Exercise ->
Write out exactly the lines from the line with "Generate a web" through the line with "const darkLabelCount = 5;", including both, and nothing more.

Records ->
★ ★ ★
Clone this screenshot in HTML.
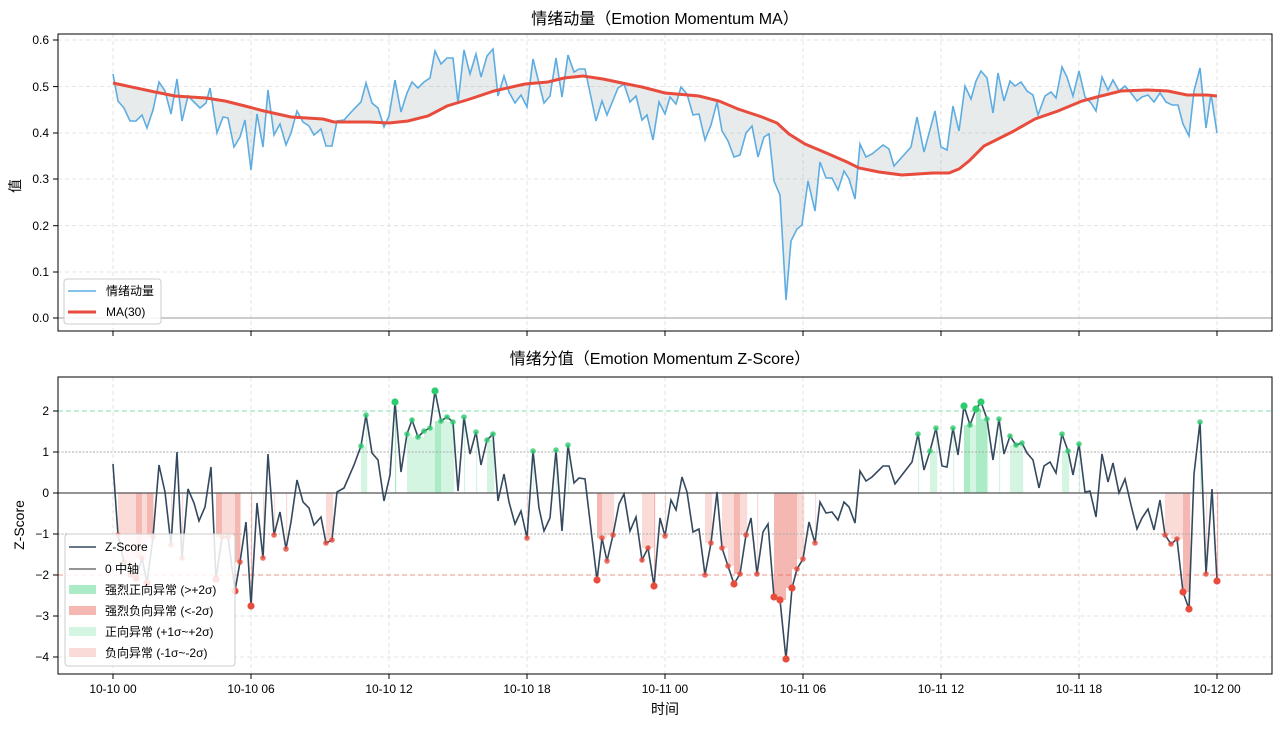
★ ★ ★
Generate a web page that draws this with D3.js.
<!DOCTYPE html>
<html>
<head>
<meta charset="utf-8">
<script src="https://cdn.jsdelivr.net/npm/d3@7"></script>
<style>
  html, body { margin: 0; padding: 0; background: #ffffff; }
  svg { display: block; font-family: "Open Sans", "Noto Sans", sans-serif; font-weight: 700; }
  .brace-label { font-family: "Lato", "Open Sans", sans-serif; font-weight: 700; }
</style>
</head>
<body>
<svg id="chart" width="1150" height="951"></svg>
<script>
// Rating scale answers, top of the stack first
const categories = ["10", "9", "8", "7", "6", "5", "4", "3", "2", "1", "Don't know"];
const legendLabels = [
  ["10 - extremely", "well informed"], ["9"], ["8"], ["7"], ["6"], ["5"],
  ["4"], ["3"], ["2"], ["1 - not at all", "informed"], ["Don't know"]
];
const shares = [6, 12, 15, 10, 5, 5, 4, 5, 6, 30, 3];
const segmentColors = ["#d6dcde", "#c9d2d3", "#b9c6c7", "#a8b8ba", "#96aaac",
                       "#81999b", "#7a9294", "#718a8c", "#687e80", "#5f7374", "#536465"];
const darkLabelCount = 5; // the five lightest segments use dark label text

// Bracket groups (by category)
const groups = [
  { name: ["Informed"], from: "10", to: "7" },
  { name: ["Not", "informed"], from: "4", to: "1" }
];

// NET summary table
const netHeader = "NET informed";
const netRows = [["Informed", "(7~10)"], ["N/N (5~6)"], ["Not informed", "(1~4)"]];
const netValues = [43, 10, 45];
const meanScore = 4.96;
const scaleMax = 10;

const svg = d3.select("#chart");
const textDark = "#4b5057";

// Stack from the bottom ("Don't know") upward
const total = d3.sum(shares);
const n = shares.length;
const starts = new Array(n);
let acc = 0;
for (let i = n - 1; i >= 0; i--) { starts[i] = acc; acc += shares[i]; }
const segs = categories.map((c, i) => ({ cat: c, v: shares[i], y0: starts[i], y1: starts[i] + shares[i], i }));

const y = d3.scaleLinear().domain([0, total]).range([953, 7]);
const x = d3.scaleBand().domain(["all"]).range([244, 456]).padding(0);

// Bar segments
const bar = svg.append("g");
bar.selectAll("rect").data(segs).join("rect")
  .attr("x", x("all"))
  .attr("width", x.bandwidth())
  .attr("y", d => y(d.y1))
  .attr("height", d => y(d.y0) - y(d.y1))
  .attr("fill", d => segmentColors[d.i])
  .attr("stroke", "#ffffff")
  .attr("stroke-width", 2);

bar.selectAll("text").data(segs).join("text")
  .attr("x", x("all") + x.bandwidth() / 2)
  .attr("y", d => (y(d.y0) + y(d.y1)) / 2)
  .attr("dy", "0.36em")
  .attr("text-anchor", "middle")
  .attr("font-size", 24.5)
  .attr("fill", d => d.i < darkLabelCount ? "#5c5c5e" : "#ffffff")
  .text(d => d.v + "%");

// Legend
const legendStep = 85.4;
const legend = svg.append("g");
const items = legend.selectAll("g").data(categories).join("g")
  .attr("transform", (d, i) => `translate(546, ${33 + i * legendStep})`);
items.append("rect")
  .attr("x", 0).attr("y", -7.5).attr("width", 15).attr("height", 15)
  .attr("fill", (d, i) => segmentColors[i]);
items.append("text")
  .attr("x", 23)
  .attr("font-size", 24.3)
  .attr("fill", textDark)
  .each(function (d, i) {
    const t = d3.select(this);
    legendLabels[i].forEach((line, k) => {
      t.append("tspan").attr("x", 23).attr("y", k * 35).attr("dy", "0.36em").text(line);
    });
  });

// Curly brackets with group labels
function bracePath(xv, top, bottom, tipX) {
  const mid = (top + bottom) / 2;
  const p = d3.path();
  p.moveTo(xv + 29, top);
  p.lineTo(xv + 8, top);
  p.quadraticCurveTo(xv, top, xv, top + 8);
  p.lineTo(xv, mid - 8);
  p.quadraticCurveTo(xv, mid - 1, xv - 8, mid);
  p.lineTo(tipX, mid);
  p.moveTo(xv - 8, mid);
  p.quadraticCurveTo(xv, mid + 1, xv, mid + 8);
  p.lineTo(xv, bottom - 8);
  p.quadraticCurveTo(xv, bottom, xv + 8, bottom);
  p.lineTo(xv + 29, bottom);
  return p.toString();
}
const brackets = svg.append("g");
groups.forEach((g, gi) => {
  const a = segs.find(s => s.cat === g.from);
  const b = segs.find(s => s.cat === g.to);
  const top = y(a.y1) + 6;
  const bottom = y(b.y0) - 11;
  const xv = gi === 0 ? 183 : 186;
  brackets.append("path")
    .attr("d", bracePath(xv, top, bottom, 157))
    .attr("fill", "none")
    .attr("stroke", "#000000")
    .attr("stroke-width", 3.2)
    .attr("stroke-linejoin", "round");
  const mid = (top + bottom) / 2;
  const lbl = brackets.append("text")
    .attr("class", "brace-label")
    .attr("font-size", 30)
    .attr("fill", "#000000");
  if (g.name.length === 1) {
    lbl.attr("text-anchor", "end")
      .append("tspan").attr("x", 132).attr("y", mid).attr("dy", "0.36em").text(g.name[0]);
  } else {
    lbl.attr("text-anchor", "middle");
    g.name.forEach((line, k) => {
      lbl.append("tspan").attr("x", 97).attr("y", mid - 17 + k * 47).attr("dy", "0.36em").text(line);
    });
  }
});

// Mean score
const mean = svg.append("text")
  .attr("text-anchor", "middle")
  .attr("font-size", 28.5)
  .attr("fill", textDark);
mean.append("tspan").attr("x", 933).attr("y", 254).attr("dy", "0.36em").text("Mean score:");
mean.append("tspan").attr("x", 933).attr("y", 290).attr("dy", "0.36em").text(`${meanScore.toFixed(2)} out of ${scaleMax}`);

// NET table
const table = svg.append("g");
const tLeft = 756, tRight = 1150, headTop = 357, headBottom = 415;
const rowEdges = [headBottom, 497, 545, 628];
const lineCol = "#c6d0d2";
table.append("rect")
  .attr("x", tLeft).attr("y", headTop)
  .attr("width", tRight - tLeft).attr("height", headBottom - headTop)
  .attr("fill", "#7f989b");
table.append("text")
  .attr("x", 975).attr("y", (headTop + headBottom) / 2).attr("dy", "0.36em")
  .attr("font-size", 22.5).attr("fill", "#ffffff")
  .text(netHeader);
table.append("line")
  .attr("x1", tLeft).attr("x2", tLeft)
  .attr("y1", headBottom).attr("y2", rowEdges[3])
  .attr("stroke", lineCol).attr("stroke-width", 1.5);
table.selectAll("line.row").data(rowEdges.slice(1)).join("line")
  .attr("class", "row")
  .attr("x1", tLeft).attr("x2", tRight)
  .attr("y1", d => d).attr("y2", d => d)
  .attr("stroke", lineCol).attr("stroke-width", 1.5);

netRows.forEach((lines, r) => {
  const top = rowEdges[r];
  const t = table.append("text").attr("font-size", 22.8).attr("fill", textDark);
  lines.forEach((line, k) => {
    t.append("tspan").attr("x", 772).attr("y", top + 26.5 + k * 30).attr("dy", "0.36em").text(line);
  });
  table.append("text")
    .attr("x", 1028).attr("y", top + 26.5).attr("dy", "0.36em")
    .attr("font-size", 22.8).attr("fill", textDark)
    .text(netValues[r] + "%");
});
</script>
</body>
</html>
★ ★ ★
Solution to this task ->
Generate a web page that draws this with D3.js.
<!DOCTYPE html>
<html>
<head>
<meta charset="utf-8">
<script src="https://cdn.jsdelivr.net/npm/d3@7"></script>
<style>
  html, body { margin: 0; padding: 0; background: #ffffff; }
  svg { display: block; font-family: "Open Sans", "Noto Sans", sans-serif; font-weight: 700; }
  .brace-label { font-family: "Lato", "Open Sans", sans-serif; font-weight: 700; }
</style>
</head>
<body>
<svg id="chart" width="1150" height="951"></svg>
<script>
// Rating scale answers, top of the stack first
const categories = ["10", "9", "8", "7", "6", "5", "4", "3", "2", "1", "Don't know"];
const legendLabels = [
  ["10 - extremely", "well informed"], ["9"], ["8"], ["7"], ["6"], ["5"],
  ["4"], ["3"], ["2"], ["1 - not at all", "informed"], ["Don't know"]
];
const shares = [6, 12, 15, 10, 5, 5, 4, 5, 6, 30, 3];
const segmentColors = ["#d6dcde", "#c9d2d3", "#b9c6c7", "#a8b8ba", "#96aaac",
                       "#81999b", "#7a9294", "#718a8c", "#687e80", "#5f7374", "#536465"];
const darkLabelCount = 5; // the five lightest segments use dark label text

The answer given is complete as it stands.